My father, in his bachelor years, cultivated a half-dozen apple trees and dabbled in grafting experiments. In a flash, he had four children under the age of seven which made such hobbies seem, I'm sure, a vast and distant extravagance.
The trees and children grew together. We spent many summer and fall days between those apple trees. We gorged on crabapples. We threw fallen apples at the shed and each other. We gathered crabapples for my mother to can in syrup and bake into pies. As the children grew, fewer apples were eaten, fewer pies were made and the apple trees became a tiny bit detested as their wild and unpruned branches became a grass cutting nightmare.
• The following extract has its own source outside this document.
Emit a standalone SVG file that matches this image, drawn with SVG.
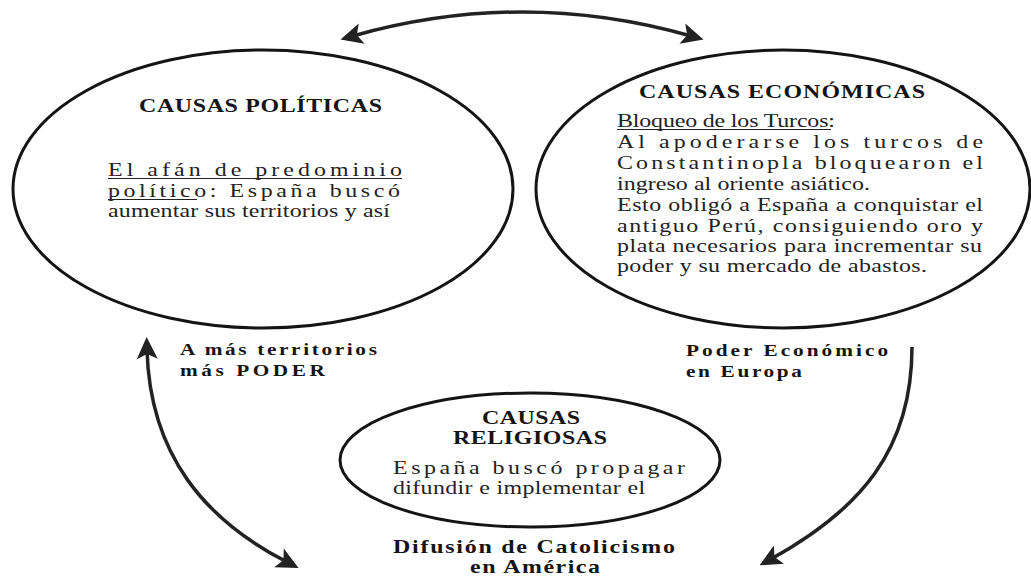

Most people, my husband included, believe the only value crabapples have is as ammunition in childhood fights. I know their true value. Crabapples are tiny, tart, rosy apples which grow with wild abandon throughout this great city. The organization, Not Far From the Tree, brought crabapples back into my life after a long absence. After a pick I was able to consume crabapples with such gusto that I soon had that specific, familiar, long-missed stomachache that only tart little crabapples can cause. My @NFFTT haul was more than I could eat so I canned most of my crabapples into sparkling, jewel-toned jelly. Yes, crabapples make the perfect ammunition but there are many other options for this tart, unassuming apple.